Cybertron, man. What a time. What a toyline. What an absolute peak of this franchise's history.
At this point Armada and especially Energon had kind of disconnected me from the fiction and had me living 95% in the toys. Then, Cybertron was first felt in reveals of something called "Galaxy Force". Designs, show models, then toys, and the buzz was about. I wasn't really invested in whether or not it continued on from Energon -- I don't think I knew or cared at the time how the Energon series had even ENDED, despite riding very high on the toys. But the
initial reveals of Convoy, Megatron, Dreadrock, Exillion, Vector Prime, Guardshell... these designs looked amazing, especially as a further design evolution from the Armada and Energon lines. Nicely-proportioned, neat design elements, all looking fresh and interesting while still feeling very Transformers-y, NONE hampered by a top-down powerlinking gimmick -- all making for an exciting time. Starscream was the closest we'd gotten to a version of the old tetrajet, Dreadrock seemed like a simple transformation that turned out to be a nice and hefty-looking robot, and Vector Prime was a gorgeous, ancient, ornate design (if one with a weird altmode). And, of course, Convoy/Optimus Prime was a sheer
triumph, going from a very substantial altmode to an incredible stylized bruiser of a robot that had "this is THE leader" radiating from its every surface.

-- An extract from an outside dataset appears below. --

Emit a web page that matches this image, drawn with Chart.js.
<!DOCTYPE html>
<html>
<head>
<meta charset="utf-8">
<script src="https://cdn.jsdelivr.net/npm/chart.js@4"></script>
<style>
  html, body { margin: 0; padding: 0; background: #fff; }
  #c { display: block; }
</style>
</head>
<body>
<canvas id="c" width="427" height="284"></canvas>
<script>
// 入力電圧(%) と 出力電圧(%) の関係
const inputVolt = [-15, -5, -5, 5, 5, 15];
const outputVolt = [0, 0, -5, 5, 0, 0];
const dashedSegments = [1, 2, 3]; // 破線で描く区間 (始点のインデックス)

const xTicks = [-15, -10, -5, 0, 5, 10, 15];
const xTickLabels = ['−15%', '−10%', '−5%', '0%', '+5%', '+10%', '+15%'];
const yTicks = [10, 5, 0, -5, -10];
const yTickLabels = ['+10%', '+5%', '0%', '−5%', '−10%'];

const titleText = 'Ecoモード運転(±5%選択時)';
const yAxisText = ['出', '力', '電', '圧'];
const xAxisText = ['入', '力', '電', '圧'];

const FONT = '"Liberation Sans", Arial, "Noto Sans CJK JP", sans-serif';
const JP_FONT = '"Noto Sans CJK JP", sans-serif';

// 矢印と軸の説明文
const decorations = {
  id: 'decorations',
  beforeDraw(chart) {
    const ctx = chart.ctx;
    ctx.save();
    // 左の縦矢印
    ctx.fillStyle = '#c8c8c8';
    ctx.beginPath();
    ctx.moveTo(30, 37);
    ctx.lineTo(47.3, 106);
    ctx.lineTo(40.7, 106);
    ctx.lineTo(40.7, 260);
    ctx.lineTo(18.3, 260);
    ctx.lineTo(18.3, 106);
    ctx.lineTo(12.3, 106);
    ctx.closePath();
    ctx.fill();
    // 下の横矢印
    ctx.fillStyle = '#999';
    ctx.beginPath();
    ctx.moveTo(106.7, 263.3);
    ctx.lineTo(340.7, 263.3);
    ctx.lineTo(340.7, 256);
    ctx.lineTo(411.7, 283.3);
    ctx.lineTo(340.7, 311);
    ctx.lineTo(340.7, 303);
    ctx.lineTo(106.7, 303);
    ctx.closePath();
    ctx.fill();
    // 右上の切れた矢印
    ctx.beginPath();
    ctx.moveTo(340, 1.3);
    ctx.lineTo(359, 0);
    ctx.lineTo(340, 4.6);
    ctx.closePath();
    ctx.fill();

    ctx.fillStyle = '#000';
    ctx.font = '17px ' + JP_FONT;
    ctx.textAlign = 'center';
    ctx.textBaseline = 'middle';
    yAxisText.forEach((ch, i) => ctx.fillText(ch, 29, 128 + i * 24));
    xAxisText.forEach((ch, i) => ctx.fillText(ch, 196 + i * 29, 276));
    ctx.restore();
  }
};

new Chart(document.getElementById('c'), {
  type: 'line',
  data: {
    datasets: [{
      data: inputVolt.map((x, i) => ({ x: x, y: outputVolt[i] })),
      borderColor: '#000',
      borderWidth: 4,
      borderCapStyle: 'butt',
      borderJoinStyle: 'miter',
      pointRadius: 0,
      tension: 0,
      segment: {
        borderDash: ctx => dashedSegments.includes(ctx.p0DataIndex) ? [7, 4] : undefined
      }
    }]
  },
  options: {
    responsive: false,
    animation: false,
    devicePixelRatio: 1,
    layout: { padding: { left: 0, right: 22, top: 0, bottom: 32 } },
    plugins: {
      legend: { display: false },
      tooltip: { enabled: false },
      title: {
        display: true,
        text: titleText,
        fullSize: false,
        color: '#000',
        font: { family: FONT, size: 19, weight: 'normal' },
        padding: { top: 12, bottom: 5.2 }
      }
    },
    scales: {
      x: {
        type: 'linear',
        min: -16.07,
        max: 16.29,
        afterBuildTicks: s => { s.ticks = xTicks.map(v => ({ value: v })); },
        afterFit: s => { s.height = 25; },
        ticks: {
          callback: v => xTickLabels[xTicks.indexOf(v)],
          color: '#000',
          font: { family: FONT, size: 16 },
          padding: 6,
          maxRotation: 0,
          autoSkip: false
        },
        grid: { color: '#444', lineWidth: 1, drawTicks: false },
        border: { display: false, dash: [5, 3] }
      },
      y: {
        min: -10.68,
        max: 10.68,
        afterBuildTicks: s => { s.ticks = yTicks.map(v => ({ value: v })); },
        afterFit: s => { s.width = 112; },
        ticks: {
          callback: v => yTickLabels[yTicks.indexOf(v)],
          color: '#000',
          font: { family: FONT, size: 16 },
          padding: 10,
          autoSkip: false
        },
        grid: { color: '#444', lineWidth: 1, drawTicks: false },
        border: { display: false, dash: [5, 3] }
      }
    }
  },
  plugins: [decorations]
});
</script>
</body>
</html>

This was a great few years in general, coinciding with a part of my life I still look back on fondly (in that it was complicated enough by grownup obligations to be interesting and not TOO rose-tinted, but still far away enough from the complexity and occasional despair of now to fittingly be called Simpler Times). And Cybertron was the crest of it, leading into another renaissance in the Movie era (that was accompanied early on by continuing uses of Cybertron molds).
To this day I'm not too familiar with how the show went and ran, but I gather it was much better received than the previous ones, and did a good, fun job with its dub and the new characters/concepts it introduced and played with. Maybe one day I'll rediscover the show, but I'm more than sold on the strength of this diverse toyline alone.

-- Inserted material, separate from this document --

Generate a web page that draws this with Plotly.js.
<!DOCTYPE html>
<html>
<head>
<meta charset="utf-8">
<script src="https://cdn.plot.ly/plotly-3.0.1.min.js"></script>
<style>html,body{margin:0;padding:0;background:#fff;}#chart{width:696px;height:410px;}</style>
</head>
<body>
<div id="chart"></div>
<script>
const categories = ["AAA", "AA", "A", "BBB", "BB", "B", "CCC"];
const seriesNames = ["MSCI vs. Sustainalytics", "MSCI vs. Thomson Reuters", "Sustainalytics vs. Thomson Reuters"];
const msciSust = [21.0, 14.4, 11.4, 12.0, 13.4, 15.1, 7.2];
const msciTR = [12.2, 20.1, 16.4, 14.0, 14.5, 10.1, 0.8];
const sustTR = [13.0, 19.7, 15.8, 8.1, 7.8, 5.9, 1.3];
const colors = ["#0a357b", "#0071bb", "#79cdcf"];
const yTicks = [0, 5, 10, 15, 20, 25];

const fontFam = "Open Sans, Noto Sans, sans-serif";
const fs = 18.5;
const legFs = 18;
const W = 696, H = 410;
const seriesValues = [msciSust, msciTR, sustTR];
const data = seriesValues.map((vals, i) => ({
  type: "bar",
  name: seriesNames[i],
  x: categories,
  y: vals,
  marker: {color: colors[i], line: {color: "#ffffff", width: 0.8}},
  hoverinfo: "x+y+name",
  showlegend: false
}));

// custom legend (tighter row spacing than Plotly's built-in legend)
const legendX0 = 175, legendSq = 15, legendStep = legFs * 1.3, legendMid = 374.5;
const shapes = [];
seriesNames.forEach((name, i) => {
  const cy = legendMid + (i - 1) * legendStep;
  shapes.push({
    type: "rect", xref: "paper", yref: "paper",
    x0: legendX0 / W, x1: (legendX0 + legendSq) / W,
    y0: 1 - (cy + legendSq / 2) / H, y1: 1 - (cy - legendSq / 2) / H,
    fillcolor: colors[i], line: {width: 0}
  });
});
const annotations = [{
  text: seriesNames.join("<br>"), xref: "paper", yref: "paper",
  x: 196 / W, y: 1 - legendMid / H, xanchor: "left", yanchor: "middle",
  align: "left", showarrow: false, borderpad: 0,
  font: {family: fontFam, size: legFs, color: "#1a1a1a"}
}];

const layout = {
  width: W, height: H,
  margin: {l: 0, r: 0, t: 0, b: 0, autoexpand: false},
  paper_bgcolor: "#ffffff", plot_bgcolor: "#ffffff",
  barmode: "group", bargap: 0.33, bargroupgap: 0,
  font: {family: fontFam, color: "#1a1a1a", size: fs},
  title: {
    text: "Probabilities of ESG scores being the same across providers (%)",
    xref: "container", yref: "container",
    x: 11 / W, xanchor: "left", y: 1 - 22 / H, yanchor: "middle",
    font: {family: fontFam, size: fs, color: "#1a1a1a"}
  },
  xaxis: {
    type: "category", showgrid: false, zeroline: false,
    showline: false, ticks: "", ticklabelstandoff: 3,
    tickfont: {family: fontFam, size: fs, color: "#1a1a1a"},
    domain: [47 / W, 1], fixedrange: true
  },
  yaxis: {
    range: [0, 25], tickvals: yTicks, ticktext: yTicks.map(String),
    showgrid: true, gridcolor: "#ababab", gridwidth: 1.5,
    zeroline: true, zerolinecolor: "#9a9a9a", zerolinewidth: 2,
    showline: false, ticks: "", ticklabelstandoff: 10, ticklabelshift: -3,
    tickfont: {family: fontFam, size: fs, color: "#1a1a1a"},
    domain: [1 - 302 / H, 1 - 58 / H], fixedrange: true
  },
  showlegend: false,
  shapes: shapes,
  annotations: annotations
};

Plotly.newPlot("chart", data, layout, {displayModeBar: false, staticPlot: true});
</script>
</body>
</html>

The simple brilliance of a narrative excuse to throw in a bit of everything (itself a great way to open the franchise lore at the time WAY up) resulted in a line that had, well, a bit of everything. And in an intentional way that all hung together cohesively, unlike how homage lines like Legacy are also "a little of everything" in the way that a supermarket is also "a little of everything". Beasts, Earth style vehicles including a Dauphin rescue copter, a muscle car, and basically a Bugatti, greebly futuristic Cybertronian vehicles, Mini-Cons, gigantic vehicles, weird angular otherworldly spacecraft, new decos and looks, a robust amount of homage-themed ones, and even a line-wide gimmick that managed to not compromise the toys too much (and other gimmicks like being Prime's armor bits that also still kept the main toys good-to-great).
AND Takara was cooking up some additional fun too, with Armada mold retools into Longrack, Blurr, Runabout (Cyb Runamuck), and Buzz Saw. AND they'd get their Mini-Cons in a Micron Booster set, AND some neat exclusives. AND Hasbro kept it going with the Primus Unleashed subline imprint, which added the first ever mainline Primus (and capped off the trilogy with another planetformer), Mini-Con versus packs that had some neat lore of their own, and homages like Excellion (which, man, I don't think I've anticipated a toy of that sort more -- even Studio Series 86 Hot Rod himself didn't hit like this did for me).
The toyline had undeniable misses. Some otherwise-nice toys were
still designed in a way that resulted in them lacking basic joints (Scattorshot, Scourge), and some others had different flaws -- Override's transformation gimmick, Thundercracker's floppy too-long arm, and the fiddliness of getting Soundwave into his altmode are strikes against still-fun toys. But these were blips in a tide of great stuff, with some new designs being among the best achievements of their era. Even the PACKAGING I would put up against anything from any TF series (there was a run there in the 2000s when Hasbro's packaging game for most of their lines was on a hell of a roll). This was a line with so much... texture? and I never wanted it to end.
This I think was the most fun a kid-oriented main line has ever been, and the most attached I've been to one. The only other time I've had as much affection for a line is with Botbots, and that's not the same kind of line at all. I'd contend that none of the also-quite-good kid/main lines since have really matched it (despite some having such potential to), mainly because the role that such lines play for the brand has changed so much. They all do their thing well, but it's not the sort of thing a line needed to do during the UT (before the Movies changed the brand's scope going forward). Not any Movie line, not Animated, not Prime, not RID2015, not Cyberverse, not EarthSpark. None of them is as everything as Cybertron, and it's a good thing none of them need to be.